Colorado law now requires a defendant be "so diseased or defective in mind at the time of the commission of the act as to be incapable of distinguishing right from wrong with respect to that act." A warning follows: "Care should be taken not to confuse such mental disease or defect with … passion growing out of anger, revenge, hatred."
Denver defense attorney Dan Recht, a former president of the Colorado Criminal Defense Bar, called sanity "a subjective thing..... With certainty he's not like you and me. He is deeply disturbed … but whether it reaches the sanity defense we don't know."
Holmes' mental status could be raised in court at three junctures: if the defense believes he is not competent to stand trial, if he pleads not guilty by reason of insanity, and as a mitigating factor in the penalty phase if a jury finds him guilty.
An assertion that Holmes is incompetent would require mental health evaluators to find that he is unable to follow proceedings or assist in his defense.

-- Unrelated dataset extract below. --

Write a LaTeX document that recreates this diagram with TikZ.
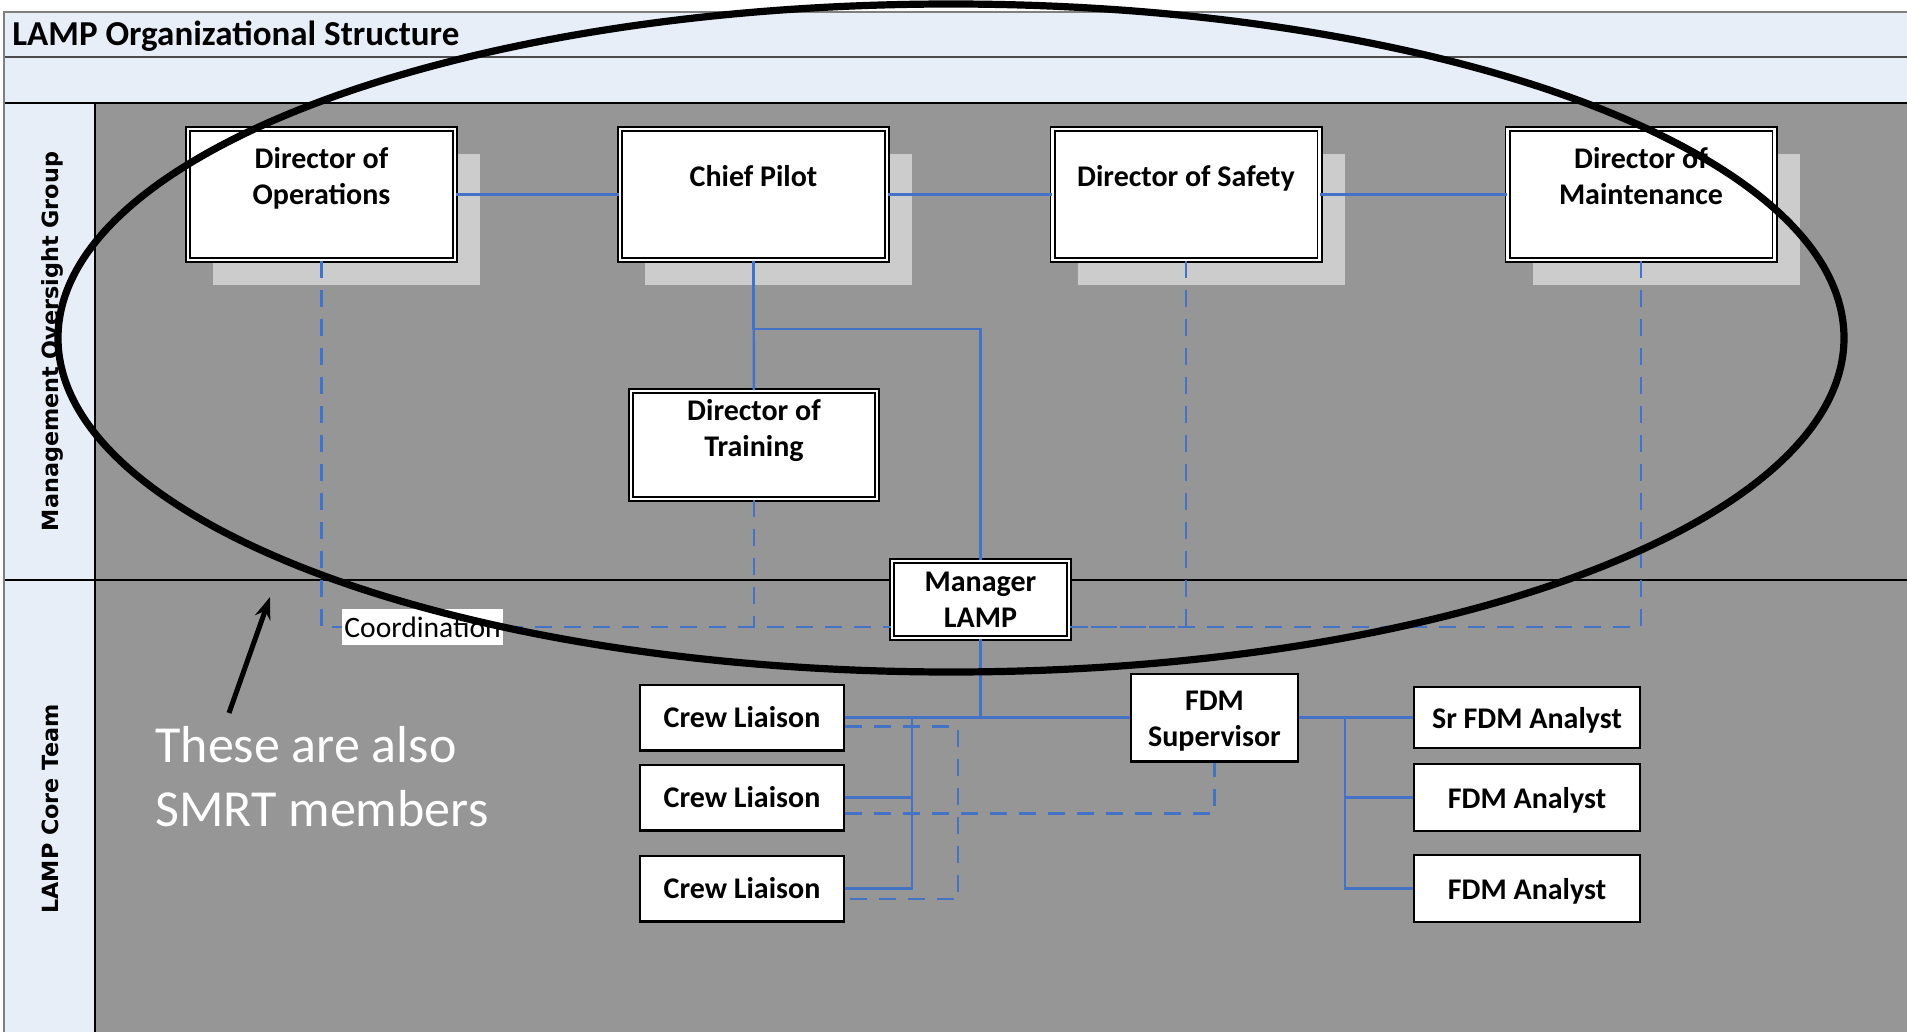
\documentclass[tikz,border=0pt]{standalone}
\usepackage{fontspec}
\setmainfont{Carlito}
\newfontfamily\lanefont{DejaVu Sans}
\usetikzlibrary{shadows,arrows.meta}

\definecolor{bandblue}{RGB}{231,238,248}
\definecolor{lanegrey}{RGB}{150,150,150}
\definecolor{shadowgrey}{RGB}{204,204,204}
\definecolor{linkblue}{RGB}{68,114,196}

\newcommand\boxfont{\bfseries\fontsize{15}{18}\selectfont}
\newcommand\titlefont{\bfseries\fontsize{17.5}{21}\selectfont}
\newcommand\tagfont{\fontsize{14.8}{17}\selectfont}

\tikzset{
  dblbox/.style={draw, double, double distance=1.2pt, line width=0.9pt, fill=white},
  topbox/.style={dblbox, minimum width=133.5pt, minimum height=65.5pt,
    general shadow={fill=shadowgrey, shadow xshift=12.5pt, shadow yshift=-12.5pt}},
  boxtext/.style={anchor=center, align=center, font=\boxfont},
  plainbox/.style={draw, line width=1.2pt, fill=white, font=\boxfont, align=center,
    inner sep=1pt, minimum width=101.8pt, minimum height=32.8pt},
  fdmbox/.style={plainbox, text depth=0pt, minimum width=112.8pt, minimum height=33.3pt},
  link/.style={linkblue, line width=1.2pt},
  dashline/.style={linkblue, line width=1.2pt, dash pattern=on 8.5pt off 6pt},
  lanelabel/.style={rotate=90, font=\lanefont\bfseries\fontsize{11.15}{13}\selectfont},
  tagbox/.style={fill=white, font=\tagfont, inner xsep=1pt, minimum height=18pt},
  notetext/.style={text=white, align=left, inner sep=2pt, font=\fontsize{26}{32}\selectfont}
}

\begin{document}
\begin{tikzpicture}[x=0.5pt,y=-0.5pt]

\useasboundingbox (0,0) rectangle (1907,1032);
\fill[white] (0,0) rectangle (1907,1032);

% Bands and lanes
\fill[bandblue] (4,12) rectangle (1907,103);
\fill[bandblue] (4,103) rectangle (95,1032);
\fill[lanegrey] (95,103) rectangle (1907,1032);
\draw[gray!60!black, line width=1pt] (4,57) -- (1907,57);
\draw[line width=0.8pt] (4,103) -- (1907,103);
\draw[line width=0.6pt] (95,103) -- (95,1032);
\draw[line width=0.6pt] (4,580) -- (1907,580);
\draw[gray, line width=1.2pt] (4,1032) -- (4,12) -- (1907,12);

\node[anchor=base west, inner sep=0, font=\titlefont] (title) at (12,46) {LAMP Organizational Structure};
\node[lanelabel] (mog) at (52,341.5) {Management Oversight Group};
\node[lanelabel] (lct) at (50,809) {LAMP Core Team};

% Management oversight group
\node[topbox, label={[boxtext, yshift=-25pt]north:Director of\\Operations}] (dops) at (321.5,194.5) {};
\node[topbox, label={[boxtext, yshift=-24pt]north:Chief Pilot}] (cp) at (753.5,194.5) {};
\node[topbox, label={[boxtext, yshift=-25pt]north:Director of Safety}] (dsaf) at (1186,194.5) {};
\node[topbox, label={[boxtext, yshift=-24pt]north:Director of\\Maintenance}] (dmnt) at (1641,194.5) {};
\node[dblbox, minimum width=123pt, minimum height=54pt,
  label={[boxtext, yshift=-20pt]north:Director of\\Training}] (dtr) at (754,445) {};
\node[dblbox, font=\boxfont, align=center, inner sep=1pt,
  minimum width=88.5pt, minimum height=38.5pt] (mgr) at (980.5,599.5) {Manager\\LAMP};

% LAMP core team
\node[plainbox] (cl1) at (742,717.5) {Crew Liaison};
\node[plainbox] (cl2) at (742,797.5) {Crew Liaison};
\node[plainbox] (cl3) at (742,888.5) {Crew Liaison};
\node[plainbox, minimum width=83.3pt, minimum height=43.8pt] (fdms) at (1214.5,717.5) {\rule{0pt}{13pt}FDM\\Supervisor};
\node[fdmbox, minimum height=30.3pt] (sra) at (1527,717.5) {Sr FDM Analyst};
\node[fdmbox] (fa1) at (1527,797.5) {FDM Analyst};
\node[fdmbox] (fa2) at (1527,888.5) {FDM Analyst};

% Reporting lines
\draw[link] (dops) -- (cp);
\draw[link] (cp) -- (dsaf);
\draw[link] (dsaf) -- (dmnt);
\draw[link] (cp) -- (dtr);
\draw[link] (cp.south) -- ++(0,68) -| (mgr.north);
\draw[link] (mgr.south) -- (mgr.south |- fdms.west);
\draw[link] (cl1.east) -- (fdms.west);
\coordinate (clbus) at (912,717.5);
\draw[link] (clbus) |- (cl3.east);
\draw[link] (cl2.east) -- (cl2.east -| clbus);
\coordinate (fdmbus) at (1345,717.5);
\draw[link] (fdms.east) -- (sra.west);
\draw[link] (fdmbus) |- (fa2.west);
\draw[link] (fdmbus |- fa1.west) -- (fa1.west);

% Coordination lines
\coordinate (coordl) at ([yshift=-13.75pt]mgr.west);
\coordinate (coordr) at ([yshift=-13.75pt]mgr.east);
\draw[dashline] (dops.south) |- (coordl);
\draw[dashline] (dtr.south) -- (dtr.south |- coordl);
\draw[dashline] (dsaf.south) |- (coordr);
\draw[dashline] (dmnt.south) |- (coordr);
\draw[dashline] ([yshift=-4.5pt]cl1.east) -- ++(113,0) |- ([yshift=-5.25pt]cl3.east);
\draw[dashline] ([yshift=-8pt]cl2.east) -| (fdms.south);

\node[tagbox, anchor=west] (coord) at (342,627) {Coordination};

% SMRT note
\draw[line width=3.6pt] (951,338) ellipse [x radius=893, y radius=334];
\node[notetext, anchor=west] (smrt) at (151,777) {These are also\\SMRT members};
\coordinate (tail) at (229,713);
\coordinate (tip) at (270,597);
\draw[line width=2.5pt, -{Stealth[length=11pt, width=8pt]}] (tail) -- (tip);

\end{tikzpicture}
\end{document}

That was the case with Jared Lee Loughner, the gunman who killed six and wounded 14, including then-Rep. Gabrielle Giffords, in Tucson, Ariz., last year. After a court-ordered evaluation, Loughner was diagnosed with schizophrenia and found incompetent to stand trial. He was committed to a federal prison medical center for treatment intended to restore his mental competency.
Loughner pleaded guilty Tuesday after a judge agreed with experts that he now understands the proceedings and the implications of his actions.

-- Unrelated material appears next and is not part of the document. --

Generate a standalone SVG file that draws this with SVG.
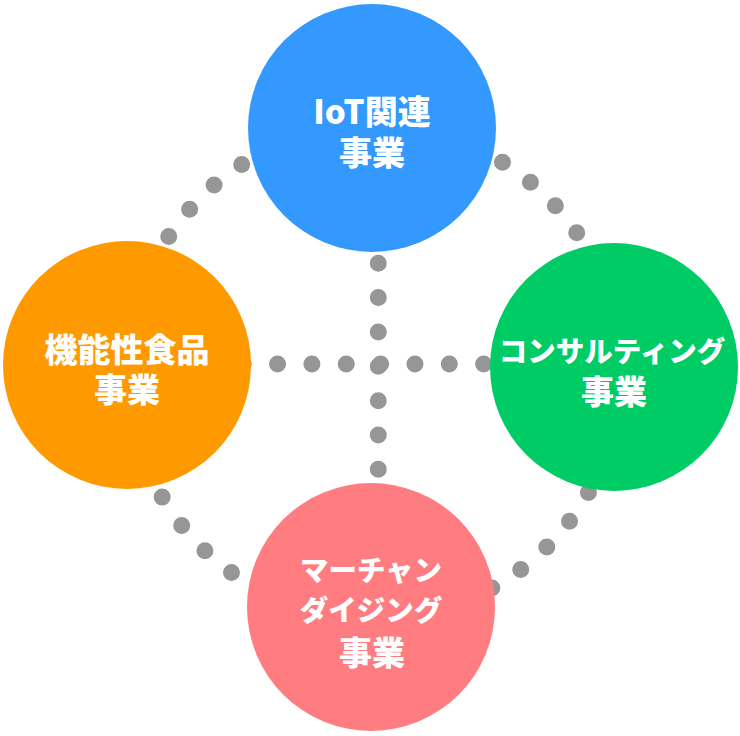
<svg xmlns="http://www.w3.org/2000/svg" width="740" height="736" viewBox="0 0 740 736">
  <style>
    .dots { fill: none; stroke: #969696; stroke-width: 17; stroke-linecap: round; stroke-dasharray: 0 34.35; }
    .label { fill: #ffffff; font-family: "Noto Sans CJK JP", "Noto Sans", sans-serif; font-weight: 900; text-anchor: middle; dominant-baseline: central; }
    .kanji { font-size: 33px; }
    .kana { font-size: 28.5px; }
  </style>
  <rect width="740" height="736" fill="#ffffff"/>
  <g id="connectors">
    <circle class="dots" cx="374" cy="372" r="246" stroke-dashoffset="-22.97"/>
    <line class="dots" x1="174.5" y1="364" x2="553" y2="364"/>
    <line class="dots" x1="378.3" y1="228.9" x2="378.3" y2="504.1"/>
  </g>
  <g id="node-iot">
    <circle cx="372" cy="128" r="124" fill="#3399ff"/>
    <text class="label kanji" x="372" y="110">IoT関連</text>
    <text class="label kanji" x="372" y="151">事業</text>
  </g>
  <g id="node-food">
    <circle cx="127" cy="365" r="124" fill="#ff9900"/>
    <text class="label kanji" x="127" y="348">機能性食品</text>
    <text class="label kanji" x="127" y="388">事業</text>
  </g>
  <g id="node-consulting">
    <circle cx="614" cy="367" r="124" fill="#00cc66"/>
    <text class="label kana" x="612" y="349">コンサルティング</text>
    <text class="label kanji" x="614" y="390">事業</text>
  </g>
  <g id="node-merchandising">
    <circle cx="371" cy="607" r="124" fill="#ff7c80"/>
    <text class="label kana" x="371" y="568">マーチャン</text>
    <text class="label kana" x="371" y="608">ダイジング</text>
    <text class="label kanji" x="372" y="651">事業</text>
  </g>
</svg>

If Holmes' competency is not challenged — or is restored through treatment — his defense could contend at trial that he was legally insane at the time of the shootings.
If the defense makes such a plea, competency and sanity evaluations would be conducted for the court by the Colorado Mental Health Institute — the state facility for those channeled through the criminal justice system — while the prosecution and defense would seek their own experts.
According to court records, Holmes had been seeing a psychiatrist at the University of Colorado Anschutz Medical Campus, where he was a student, and mailed her a package prior to the shootings.
Psychiatrist Richard Martinez, an adjunct professor at Sturm who teaches psychiatry and law, said such records would be reviewed by the experts, as they are "vital" to evaluating a defendant's mental state at the time of the crime.
If mental health issues are not raised as a defense, claims that interactions between the accused and the person's psychiatrist are privileged "might be legitimate," Martinez said. But such confidentiality goes out the window once a formal plea of "not guilty by reason of insanity" is entered, he said.
The detailed planning that appears to have preceded the attack led Aurora Police Chief Daniel Oates to suggest that the gunman knew exactly what he was doing.
But the capacity for planning and deliberation are not inconsistent with severe mental illness or an insanity defense.
"Delusions are by definition fixed false beliefs," said psychologist Xavier Amador, who has worked with about 50 death penalty clients suffering from schizophrenia and related psychotic disorders. "Frequently, because you're delusional, you're exceptionally good at planning."
For example, he noted, Russell Weston Jr., who traveled from Ohio to storm the U.S. Capitol in 1998, suffered from paranoid schizophrenia. Two officers were killed. Weston remains in a mental institution. "The idea that if you plan you're not mentally ill is a red herring," Amador said.
Even with ample evidence, however, "a jury might be hesitant to find Holmes insane because of the horrific nature of the multiple murders," defense attorney Recht said. "There's a ton of political pressure [on prosecutors] and I think there would be a ton of pressure felt by any juror."
If Holmes is found guilty, his mental status would probably be raised yet again by his defense during the penalty phase of the trial, Recht said. Prosecutors have not yet said whether they will seek the death penalty. But prosecutors historically have had "a very difficult time" securing such verdicts from juries in Colorado, which has executed just one prisoner since 1977, he said.